- _What you need to do_
Scan the records and identify every line in which the string "chart" occurs, then return those lines.

[Figure scripts]
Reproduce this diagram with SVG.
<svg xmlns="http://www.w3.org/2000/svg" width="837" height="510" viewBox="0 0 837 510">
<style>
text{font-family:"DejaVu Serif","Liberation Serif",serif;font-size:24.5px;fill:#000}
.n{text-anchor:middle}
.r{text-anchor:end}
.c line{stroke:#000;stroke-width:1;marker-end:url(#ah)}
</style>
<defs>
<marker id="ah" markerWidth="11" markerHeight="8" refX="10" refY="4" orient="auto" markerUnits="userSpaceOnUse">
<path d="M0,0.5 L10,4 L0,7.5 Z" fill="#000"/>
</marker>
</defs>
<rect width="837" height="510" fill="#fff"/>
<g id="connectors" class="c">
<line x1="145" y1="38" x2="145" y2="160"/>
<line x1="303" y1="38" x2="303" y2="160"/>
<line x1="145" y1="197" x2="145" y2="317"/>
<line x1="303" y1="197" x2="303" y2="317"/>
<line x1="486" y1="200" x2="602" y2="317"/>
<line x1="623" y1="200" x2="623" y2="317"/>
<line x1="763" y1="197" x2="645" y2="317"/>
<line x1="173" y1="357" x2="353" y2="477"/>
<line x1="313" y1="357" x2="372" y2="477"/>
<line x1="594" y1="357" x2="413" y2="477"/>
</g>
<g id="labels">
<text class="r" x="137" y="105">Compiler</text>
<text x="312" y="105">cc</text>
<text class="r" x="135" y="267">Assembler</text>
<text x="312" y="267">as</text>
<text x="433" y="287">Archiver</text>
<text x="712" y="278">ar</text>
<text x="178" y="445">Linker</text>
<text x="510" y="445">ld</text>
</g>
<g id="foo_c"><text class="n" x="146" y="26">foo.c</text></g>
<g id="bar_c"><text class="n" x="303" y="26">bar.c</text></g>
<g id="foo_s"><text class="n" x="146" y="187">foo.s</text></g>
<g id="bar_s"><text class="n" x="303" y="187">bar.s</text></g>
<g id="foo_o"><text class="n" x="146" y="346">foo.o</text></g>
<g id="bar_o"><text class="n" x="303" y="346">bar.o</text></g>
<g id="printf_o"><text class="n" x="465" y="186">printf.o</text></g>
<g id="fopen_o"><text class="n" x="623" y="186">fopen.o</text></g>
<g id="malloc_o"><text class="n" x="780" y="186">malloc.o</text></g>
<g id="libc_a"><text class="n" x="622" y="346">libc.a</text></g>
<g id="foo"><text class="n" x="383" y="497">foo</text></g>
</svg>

--

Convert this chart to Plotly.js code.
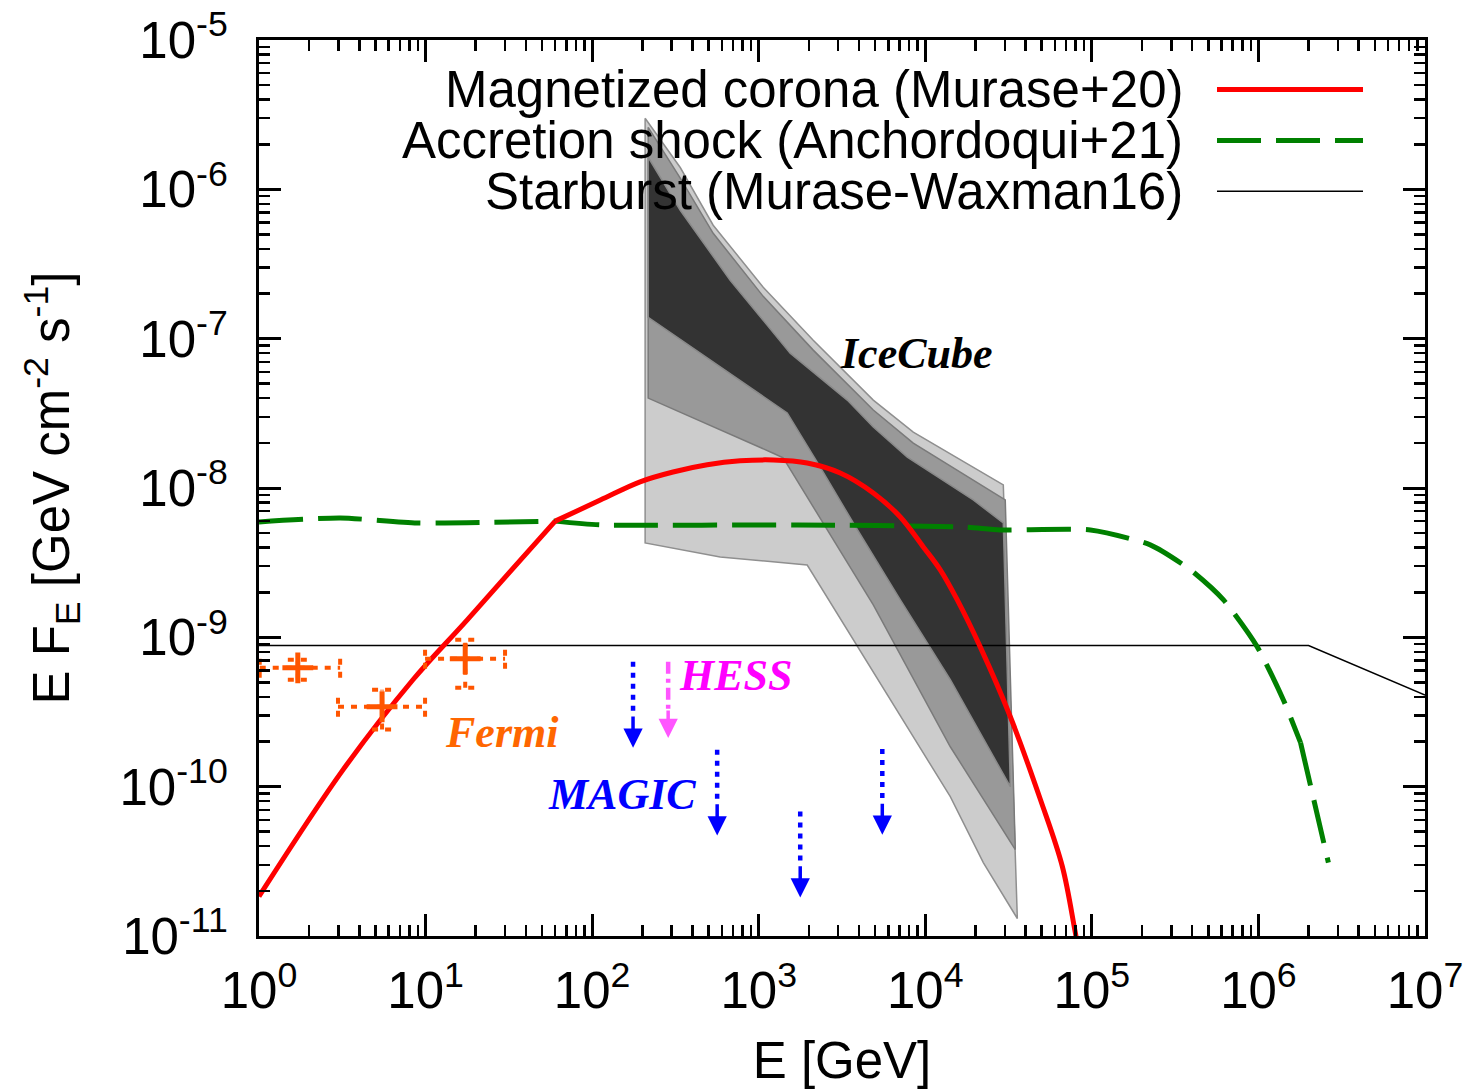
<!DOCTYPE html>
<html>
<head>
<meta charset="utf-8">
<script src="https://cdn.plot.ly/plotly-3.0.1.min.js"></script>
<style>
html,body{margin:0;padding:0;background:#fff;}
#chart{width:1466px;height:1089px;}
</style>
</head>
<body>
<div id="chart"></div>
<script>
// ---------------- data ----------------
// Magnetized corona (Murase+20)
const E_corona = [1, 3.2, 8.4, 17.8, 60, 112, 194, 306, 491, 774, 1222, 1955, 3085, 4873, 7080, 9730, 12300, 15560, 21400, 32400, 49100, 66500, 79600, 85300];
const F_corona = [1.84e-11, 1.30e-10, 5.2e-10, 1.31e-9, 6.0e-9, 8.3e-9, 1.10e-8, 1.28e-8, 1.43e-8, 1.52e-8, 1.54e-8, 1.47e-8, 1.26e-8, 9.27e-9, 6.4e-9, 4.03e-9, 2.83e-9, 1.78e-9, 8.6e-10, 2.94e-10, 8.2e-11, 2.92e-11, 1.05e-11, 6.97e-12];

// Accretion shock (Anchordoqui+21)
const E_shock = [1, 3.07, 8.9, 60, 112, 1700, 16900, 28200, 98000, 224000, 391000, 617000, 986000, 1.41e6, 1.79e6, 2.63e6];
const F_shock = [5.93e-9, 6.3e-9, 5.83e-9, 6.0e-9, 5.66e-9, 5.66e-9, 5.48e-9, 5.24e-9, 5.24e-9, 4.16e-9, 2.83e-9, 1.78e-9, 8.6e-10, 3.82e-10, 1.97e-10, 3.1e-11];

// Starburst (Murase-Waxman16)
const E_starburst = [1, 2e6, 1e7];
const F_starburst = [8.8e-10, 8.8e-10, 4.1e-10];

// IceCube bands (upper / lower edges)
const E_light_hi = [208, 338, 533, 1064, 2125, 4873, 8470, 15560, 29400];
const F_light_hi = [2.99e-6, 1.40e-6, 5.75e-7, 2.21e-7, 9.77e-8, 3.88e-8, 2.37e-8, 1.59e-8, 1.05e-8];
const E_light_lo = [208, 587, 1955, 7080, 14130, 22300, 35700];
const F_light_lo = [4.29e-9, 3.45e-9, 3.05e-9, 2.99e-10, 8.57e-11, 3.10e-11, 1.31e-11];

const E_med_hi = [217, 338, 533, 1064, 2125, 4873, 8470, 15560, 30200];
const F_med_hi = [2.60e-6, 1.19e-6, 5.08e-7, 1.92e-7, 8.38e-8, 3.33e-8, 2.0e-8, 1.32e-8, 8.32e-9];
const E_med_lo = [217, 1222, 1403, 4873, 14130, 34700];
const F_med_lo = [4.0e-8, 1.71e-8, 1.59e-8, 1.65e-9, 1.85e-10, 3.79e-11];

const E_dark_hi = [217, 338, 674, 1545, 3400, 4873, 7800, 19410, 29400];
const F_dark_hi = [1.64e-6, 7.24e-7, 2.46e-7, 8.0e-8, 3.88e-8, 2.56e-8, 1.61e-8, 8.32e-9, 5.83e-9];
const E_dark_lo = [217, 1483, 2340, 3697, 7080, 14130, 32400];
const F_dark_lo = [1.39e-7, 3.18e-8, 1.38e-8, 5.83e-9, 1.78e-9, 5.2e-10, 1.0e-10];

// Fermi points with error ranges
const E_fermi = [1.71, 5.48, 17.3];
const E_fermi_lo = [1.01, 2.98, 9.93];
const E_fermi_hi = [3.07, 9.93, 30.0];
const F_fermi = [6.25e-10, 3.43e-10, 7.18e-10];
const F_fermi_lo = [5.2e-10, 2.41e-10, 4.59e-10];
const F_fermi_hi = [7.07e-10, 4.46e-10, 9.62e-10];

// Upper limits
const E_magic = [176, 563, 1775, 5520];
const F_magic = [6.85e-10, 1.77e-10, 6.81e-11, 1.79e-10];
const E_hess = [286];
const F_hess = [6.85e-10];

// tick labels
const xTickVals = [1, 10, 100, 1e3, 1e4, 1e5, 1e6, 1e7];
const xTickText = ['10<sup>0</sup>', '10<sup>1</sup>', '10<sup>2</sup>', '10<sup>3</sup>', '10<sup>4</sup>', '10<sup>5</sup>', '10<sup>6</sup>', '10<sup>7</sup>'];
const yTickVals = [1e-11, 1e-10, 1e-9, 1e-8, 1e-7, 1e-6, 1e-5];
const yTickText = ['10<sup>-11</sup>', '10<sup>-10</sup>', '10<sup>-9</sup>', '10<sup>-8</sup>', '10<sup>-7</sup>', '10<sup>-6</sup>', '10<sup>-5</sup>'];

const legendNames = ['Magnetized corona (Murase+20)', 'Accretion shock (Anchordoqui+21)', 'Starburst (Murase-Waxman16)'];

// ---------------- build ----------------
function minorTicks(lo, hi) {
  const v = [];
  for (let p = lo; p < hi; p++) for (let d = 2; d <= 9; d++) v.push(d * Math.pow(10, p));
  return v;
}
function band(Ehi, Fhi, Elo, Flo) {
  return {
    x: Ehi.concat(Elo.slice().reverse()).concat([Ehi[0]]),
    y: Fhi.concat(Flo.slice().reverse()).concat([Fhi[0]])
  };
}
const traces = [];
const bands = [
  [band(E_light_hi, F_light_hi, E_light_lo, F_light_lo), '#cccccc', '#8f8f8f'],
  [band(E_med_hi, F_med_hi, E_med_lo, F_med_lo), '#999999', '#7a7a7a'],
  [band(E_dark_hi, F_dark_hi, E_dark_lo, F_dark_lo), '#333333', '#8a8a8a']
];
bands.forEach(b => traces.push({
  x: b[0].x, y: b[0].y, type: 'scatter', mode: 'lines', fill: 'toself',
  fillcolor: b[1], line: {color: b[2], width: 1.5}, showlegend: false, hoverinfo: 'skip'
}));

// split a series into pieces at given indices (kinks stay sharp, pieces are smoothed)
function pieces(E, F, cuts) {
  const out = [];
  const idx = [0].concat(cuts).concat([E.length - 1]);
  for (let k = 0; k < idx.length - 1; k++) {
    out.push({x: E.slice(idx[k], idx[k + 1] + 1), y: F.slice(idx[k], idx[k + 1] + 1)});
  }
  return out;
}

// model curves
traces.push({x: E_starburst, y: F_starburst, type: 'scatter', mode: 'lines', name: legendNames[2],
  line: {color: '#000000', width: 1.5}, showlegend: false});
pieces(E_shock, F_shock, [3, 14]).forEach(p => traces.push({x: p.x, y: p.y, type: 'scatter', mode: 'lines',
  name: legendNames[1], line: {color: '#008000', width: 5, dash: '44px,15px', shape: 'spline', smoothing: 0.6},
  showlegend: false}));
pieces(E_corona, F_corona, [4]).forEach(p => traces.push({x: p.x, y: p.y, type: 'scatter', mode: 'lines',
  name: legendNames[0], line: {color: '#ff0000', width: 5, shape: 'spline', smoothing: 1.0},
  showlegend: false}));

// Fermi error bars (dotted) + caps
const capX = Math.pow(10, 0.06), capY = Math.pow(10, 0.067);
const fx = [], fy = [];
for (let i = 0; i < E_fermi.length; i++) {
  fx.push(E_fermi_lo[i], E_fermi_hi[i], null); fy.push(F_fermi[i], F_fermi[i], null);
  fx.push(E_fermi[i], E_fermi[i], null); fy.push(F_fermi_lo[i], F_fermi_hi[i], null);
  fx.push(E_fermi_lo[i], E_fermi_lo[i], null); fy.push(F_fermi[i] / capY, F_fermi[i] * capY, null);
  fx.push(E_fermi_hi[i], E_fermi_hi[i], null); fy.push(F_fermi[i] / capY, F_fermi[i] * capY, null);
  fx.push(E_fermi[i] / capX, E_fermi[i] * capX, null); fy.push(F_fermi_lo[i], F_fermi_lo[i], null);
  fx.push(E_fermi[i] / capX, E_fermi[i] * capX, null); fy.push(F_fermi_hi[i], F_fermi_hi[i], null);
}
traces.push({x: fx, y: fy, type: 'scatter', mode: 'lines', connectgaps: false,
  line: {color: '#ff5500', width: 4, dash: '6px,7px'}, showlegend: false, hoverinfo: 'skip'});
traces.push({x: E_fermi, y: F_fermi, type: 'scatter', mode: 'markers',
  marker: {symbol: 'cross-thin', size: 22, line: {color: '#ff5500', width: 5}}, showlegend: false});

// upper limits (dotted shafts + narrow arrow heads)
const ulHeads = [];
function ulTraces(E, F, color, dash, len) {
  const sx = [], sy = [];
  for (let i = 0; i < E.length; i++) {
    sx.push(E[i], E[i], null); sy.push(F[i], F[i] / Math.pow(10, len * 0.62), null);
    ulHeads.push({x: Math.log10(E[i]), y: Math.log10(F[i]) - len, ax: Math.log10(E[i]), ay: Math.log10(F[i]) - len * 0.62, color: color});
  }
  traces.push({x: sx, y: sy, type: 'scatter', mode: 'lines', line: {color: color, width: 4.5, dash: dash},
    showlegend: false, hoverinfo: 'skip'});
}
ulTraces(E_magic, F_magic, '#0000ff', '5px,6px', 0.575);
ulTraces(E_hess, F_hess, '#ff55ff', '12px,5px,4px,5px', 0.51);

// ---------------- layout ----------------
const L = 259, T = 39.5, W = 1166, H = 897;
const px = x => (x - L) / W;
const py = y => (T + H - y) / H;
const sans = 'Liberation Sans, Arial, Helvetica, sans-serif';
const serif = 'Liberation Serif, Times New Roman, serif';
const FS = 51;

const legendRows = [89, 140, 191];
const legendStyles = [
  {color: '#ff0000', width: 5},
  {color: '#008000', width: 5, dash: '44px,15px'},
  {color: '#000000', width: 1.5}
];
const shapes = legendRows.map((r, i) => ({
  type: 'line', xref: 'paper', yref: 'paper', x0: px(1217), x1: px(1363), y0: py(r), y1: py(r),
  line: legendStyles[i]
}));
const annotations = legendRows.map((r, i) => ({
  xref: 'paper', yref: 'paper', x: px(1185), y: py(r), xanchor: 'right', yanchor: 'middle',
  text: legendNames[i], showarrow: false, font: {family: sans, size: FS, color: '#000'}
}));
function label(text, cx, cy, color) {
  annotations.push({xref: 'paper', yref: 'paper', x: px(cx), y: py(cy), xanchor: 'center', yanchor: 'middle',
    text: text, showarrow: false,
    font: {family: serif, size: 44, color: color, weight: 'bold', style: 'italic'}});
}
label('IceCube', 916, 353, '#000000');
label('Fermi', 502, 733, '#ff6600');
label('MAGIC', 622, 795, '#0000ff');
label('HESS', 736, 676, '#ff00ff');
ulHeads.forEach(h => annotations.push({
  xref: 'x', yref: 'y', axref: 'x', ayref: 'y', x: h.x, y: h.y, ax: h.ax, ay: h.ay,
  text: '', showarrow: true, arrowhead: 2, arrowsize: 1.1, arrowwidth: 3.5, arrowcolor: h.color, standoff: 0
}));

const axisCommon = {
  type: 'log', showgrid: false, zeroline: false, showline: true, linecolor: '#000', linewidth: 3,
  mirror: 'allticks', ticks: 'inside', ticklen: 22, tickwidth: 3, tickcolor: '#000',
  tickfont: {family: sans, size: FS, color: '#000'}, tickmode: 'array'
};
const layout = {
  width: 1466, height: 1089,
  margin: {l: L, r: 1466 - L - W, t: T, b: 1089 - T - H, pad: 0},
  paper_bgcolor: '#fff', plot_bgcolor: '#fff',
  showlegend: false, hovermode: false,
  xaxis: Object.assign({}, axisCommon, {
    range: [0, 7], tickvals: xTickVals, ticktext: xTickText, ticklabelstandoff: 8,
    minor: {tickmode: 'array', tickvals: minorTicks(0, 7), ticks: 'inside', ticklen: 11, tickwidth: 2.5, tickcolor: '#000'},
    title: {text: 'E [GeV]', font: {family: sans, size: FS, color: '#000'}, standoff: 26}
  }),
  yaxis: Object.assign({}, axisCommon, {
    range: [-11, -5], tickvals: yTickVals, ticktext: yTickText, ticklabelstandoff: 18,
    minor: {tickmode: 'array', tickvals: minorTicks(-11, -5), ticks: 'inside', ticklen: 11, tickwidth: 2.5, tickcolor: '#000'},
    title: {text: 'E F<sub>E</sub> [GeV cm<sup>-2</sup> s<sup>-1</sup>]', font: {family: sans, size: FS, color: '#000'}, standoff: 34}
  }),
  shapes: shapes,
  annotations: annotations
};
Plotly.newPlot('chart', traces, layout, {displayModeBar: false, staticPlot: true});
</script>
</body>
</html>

- _Result for this task_
Convert this chart to Plotly.js code.
#chart{width:1466px;height:1089px;}
<div id="chart"></div>
Plotly.newPlot('chart', traces, layout, {displayModeBar: false, staticPlot: true});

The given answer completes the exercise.